Source code of charts
------

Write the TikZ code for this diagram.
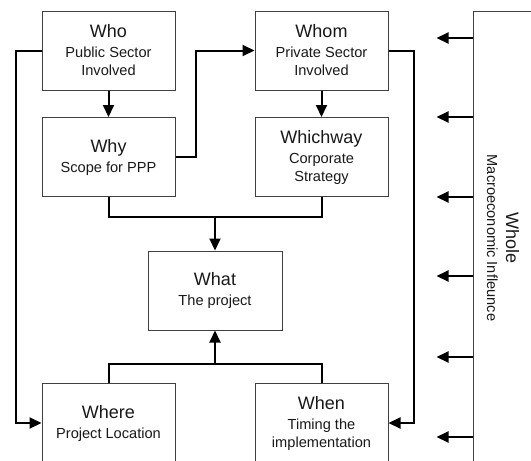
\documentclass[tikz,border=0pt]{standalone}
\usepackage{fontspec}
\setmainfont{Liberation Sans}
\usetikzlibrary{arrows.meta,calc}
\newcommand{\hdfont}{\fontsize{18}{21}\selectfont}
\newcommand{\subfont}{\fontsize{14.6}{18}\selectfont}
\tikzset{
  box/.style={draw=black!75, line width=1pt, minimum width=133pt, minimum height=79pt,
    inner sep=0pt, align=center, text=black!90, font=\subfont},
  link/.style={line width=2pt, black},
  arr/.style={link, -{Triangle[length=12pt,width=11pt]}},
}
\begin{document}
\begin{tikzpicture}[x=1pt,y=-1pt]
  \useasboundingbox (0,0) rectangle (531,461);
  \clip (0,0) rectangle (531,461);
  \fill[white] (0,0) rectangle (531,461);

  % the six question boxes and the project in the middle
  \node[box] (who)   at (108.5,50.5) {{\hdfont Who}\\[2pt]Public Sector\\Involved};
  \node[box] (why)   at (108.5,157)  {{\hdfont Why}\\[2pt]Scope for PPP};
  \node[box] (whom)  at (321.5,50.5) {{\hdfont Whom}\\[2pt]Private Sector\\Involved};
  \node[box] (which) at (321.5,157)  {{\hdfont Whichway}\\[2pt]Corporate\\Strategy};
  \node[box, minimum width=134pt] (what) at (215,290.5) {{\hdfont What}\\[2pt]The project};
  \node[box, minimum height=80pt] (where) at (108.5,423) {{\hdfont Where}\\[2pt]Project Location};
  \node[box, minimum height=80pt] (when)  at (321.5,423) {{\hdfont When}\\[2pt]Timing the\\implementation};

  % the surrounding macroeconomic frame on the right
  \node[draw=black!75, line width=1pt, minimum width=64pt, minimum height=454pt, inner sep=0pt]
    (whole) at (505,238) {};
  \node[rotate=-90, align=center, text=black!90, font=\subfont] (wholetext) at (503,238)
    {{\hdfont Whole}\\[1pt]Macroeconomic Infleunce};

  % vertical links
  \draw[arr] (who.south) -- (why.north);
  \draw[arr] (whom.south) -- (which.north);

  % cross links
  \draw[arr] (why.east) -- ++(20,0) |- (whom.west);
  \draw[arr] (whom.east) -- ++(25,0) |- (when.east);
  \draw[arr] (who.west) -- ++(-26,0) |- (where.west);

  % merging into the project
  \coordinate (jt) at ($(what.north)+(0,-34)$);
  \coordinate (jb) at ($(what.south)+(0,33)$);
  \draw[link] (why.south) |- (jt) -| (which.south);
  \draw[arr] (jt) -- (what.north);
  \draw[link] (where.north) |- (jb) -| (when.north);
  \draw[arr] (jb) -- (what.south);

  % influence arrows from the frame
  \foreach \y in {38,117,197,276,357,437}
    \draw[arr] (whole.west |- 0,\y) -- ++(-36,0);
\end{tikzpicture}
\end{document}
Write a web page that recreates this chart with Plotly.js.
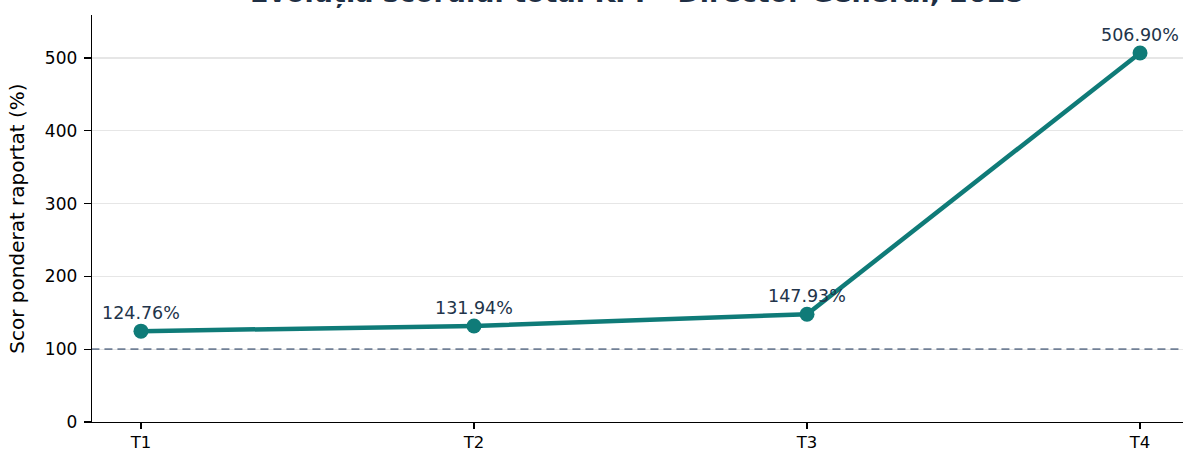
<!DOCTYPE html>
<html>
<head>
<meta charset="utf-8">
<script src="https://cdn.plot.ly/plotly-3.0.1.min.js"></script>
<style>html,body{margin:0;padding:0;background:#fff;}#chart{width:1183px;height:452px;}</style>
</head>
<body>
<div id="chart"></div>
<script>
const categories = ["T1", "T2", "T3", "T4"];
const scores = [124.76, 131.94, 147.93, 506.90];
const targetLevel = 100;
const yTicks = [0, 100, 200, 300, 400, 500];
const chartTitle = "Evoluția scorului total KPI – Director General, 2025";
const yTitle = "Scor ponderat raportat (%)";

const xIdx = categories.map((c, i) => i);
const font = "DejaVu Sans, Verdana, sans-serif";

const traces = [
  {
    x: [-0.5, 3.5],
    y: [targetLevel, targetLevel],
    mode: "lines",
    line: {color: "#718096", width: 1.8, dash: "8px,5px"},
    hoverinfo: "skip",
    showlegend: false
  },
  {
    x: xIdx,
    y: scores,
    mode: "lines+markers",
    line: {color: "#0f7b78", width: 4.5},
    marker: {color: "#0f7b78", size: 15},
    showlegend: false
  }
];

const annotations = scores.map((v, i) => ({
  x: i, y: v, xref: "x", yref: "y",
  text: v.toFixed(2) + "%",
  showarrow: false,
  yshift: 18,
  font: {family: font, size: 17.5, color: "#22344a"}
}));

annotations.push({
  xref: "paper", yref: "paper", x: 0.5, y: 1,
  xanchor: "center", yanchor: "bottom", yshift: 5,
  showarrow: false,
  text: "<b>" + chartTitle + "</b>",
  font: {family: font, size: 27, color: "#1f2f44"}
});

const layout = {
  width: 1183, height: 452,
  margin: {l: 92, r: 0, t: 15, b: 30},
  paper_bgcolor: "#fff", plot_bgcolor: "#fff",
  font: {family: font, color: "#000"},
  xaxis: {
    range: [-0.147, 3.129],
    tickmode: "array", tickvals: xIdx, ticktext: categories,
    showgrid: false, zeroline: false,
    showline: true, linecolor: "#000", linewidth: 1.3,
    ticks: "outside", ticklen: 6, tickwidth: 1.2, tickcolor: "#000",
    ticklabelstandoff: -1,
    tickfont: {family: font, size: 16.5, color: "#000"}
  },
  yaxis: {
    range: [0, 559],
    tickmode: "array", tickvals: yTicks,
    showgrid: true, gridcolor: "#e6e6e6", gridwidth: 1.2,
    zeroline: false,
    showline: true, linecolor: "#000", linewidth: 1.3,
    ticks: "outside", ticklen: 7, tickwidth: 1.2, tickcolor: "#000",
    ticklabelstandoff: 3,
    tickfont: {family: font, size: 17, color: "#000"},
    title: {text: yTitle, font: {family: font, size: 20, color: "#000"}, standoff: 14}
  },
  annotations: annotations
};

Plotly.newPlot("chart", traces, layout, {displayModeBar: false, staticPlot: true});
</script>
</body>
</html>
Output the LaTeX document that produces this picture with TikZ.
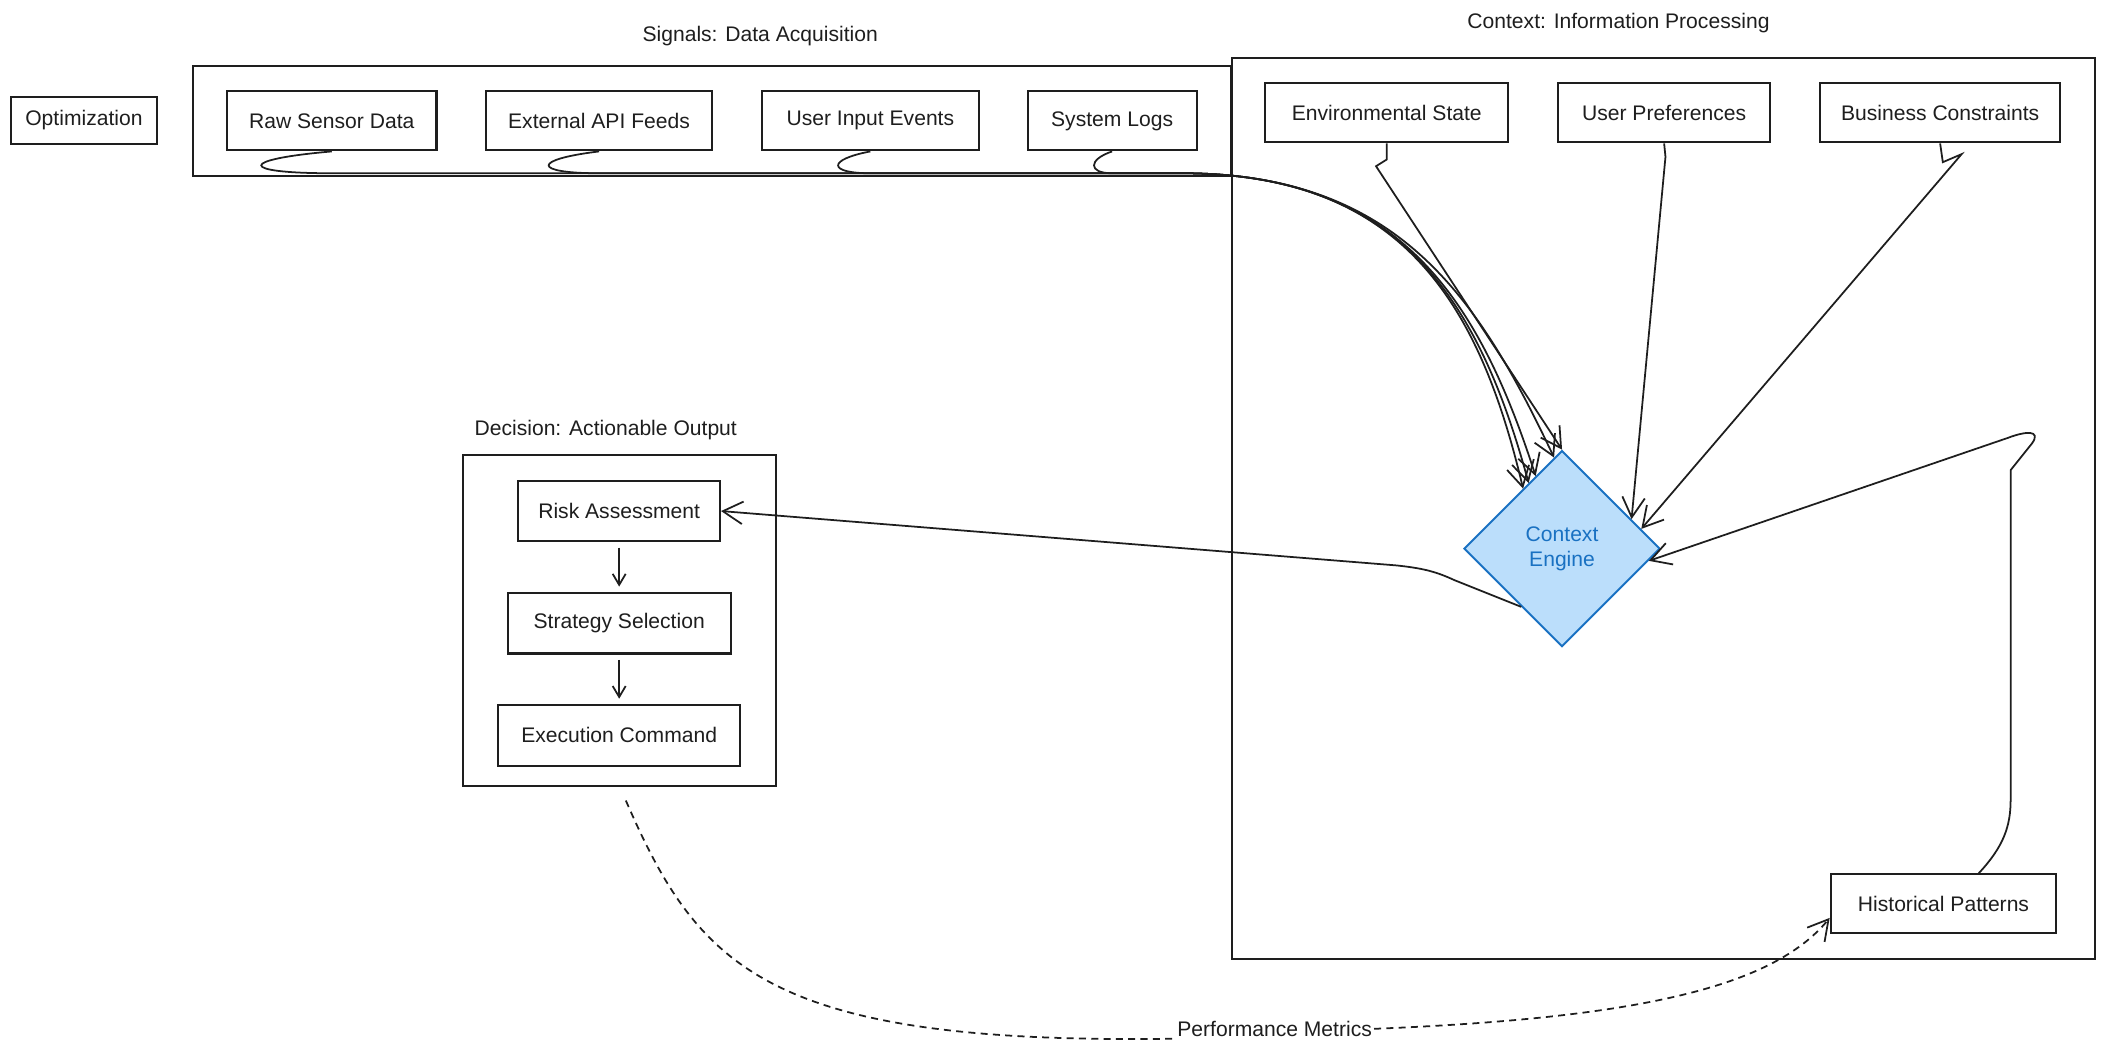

------

> WHAT YOU WILL DO: Apart from the pictures, the entries above are to be repeated in full and exactly.

> SOLUTION TO THE PROBLEM:
Write the TikZ code for this diagram.
\documentclass[tikz,border=0pt]{standalone}
\usepackage{fontspec}
\setmainfont{Liberation Sans}
\usetikzlibrary{arrows.meta,calc}
\newcommand{\hdfont}{\fontsize{18}{21}\selectfont}
\newcommand{\subfont}{\fontsize{14.6}{18}\selectfont}
\tikzset{
  box/.style={draw=black!75, line width=1pt, minimum width=133pt, minimum height=79pt,
    inner sep=0pt, align=center, text=black!90, font=\subfont},
  link/.style={line width=2pt, black},
  arr/.style={link, -{Triangle[length=12pt,width=11pt]}},
}
\begin{document}
\begin{tikzpicture}[x=1pt,y=-1pt]
  \useasboundingbox (0,0) rectangle (531,461);
  \clip (0,0) rectangle (531,461);
  \fill[white] (0,0) rectangle (531,461);

  % the six question boxes and the project in the middle
  \node[box] (who)   at (108.5,50.5) {{\hdfont Who}\\[2pt]Public Sector\\Involved};
  \node[box] (why)   at (108.5,157)  {{\hdfont Why}\\[2pt]Scope for PPP};
  \node[box] (whom)  at (321.5,50.5) {{\hdfont Whom}\\[2pt]Private Sector\\Involved};
  \node[box] (which) at (321.5,157)  {{\hdfont Whichway}\\[2pt]Corporate\\Strategy};
  \node[box, minimum width=134pt] (what) at (215,290.5) {{\hdfont What}\\[2pt]The project};
  \node[box, minimum height=80pt] (where) at (108.5,423) {{\hdfont Where}\\[2pt]Project Location};
  \node[box, minimum height=80pt] (when)  at (321.5,423) {{\hdfont When}\\[2pt]Timing the\\implementation};

  % the surrounding macroeconomic frame on the right
  \node[draw=black!75, line width=1pt, minimum width=64pt, minimum height=454pt, inner sep=0pt]
    (whole) at (505,238) {};
  \node[rotate=-90, align=center, text=black!90, font=\subfont] (wholetext) at (503,238)
    {{\hdfont Whole}\\[1pt]Macroeconomic Infleunce};

  % vertical links
  \draw[arr] (who.south) -- (why.north);
  \draw[arr] (whom.south) -- (which.north);

  % cross links
  \draw[arr] (why.east) -- ++(20,0) |- (whom.west);
  \draw[arr] (whom.east) -- ++(25,0) |- (when.east);
  \draw[arr] (who.west) -- ++(-26,0) |- (where.west);

  % merging into the project
  \coordinate (jt) at ($(what.north)+(0,-34)$);
  \coordinate (jb) at ($(what.south)+(0,33)$);
  \draw[link] (why.south) |- (jt) -| (which.south);
  \draw[arr] (jt) -- (what.north);
  \draw[link] (where.north) |- (jb) -| (when.north);
  \draw[arr] (jb) -- (what.south);

  % influence arrows from the frame
  \foreach \y in {38,117,197,276,357,437}
    \draw[arr] (whole.west |- 0,\y) -- ++(-36,0);
\end{tikzpicture}
\end{document}
Write a web page that recreates this chart with Plotly.js.
<!DOCTYPE html>
<html>
<head>
<meta charset="utf-8">
<script src="https://cdn.plot.ly/plotly-3.0.1.min.js"></script>
<style>html,body{margin:0;padding:0;background:#fff;}#chart{width:1183px;height:452px;}</style>
</head>
<body>
<div id="chart"></div>
<script>
const categories = ["T1", "T2", "T3", "T4"];
const scores = [124.76, 131.94, 147.93, 506.90];
const targetLevel = 100;
const yTicks = [0, 100, 200, 300, 400, 500];
const chartTitle = "Evoluția scorului total KPI – Director General, 2025";
const yTitle = "Scor ponderat raportat (%)";

const xIdx = categories.map((c, i) => i);
const font = "DejaVu Sans, Verdana, sans-serif";

const traces = [
  {
    x: [-0.5, 3.5],
    y: [targetLevel, targetLevel],
    mode: "lines",
    line: {color: "#718096", width: 1.8, dash: "8px,5px"},
    hoverinfo: "skip",
    showlegend: false
  },
  {
    x: xIdx,
    y: scores,
    mode: "lines+markers",
    line: {color: "#0f7b78", width: 4.5},
    marker: {color: "#0f7b78", size: 15},
    showlegend: false
  }
];

const annotations = scores.map((v, i) => ({
  x: i, y: v, xref: "x", yref: "y",
  text: v.toFixed(2) + "%",
  showarrow: false,
  yshift: 18,
  font: {family: font, size: 17.5, color: "#22344a"}
}));

annotations.push({
  xref: "paper", yref: "paper", x: 0.5, y: 1,
  xanchor: "center", yanchor: "bottom", yshift: 5,
  showarrow: false,
  text: "<b>" + chartTitle + "</b>",
  font: {family: font, size: 27, color: "#1f2f44"}
});

const layout = {
  width: 1183, height: 452,
  margin: {l: 92, r: 0, t: 15, b: 30},
  paper_bgcolor: "#fff", plot_bgcolor: "#fff",
  font: {family: font, color: "#000"},
  xaxis: {
    range: [-0.147, 3.129],
    tickmode: "array", tickvals: xIdx, ticktext: categories,
    showgrid: false, zeroline: false,
    showline: true, linecolor: "#000", linewidth: 1.3,
    ticks: "outside", ticklen: 6, tickwidth: 1.2, tickcolor: "#000",
    ticklabelstandoff: -1,
    tickfont: {family: font, size: 16.5, color: "#000"}
  },
  yaxis: {
    range: [0, 559],
    tickmode: "array", tickvals: yTicks,
    showgrid: true, gridcolor: "#e6e6e6", gridwidth: 1.2,
    zeroline: false,
    showline: true, linecolor: "#000", linewidth: 1.3,
    ticks: "outside", ticklen: 7, tickwidth: 1.2, tickcolor: "#000",
    ticklabelstandoff: 3,
    tickfont: {family: font, size: 17, color: "#000"},
    title: {text: yTitle, font: {family: font, size: 20, color: "#000"}, standoff: 14}
  },
  annotations: annotations
};

Plotly.newPlot("chart", traces, layout, {displayModeBar: false, staticPlot: true});
</script>
</body>
</html>
Output the LaTeX document that produces this picture with TikZ.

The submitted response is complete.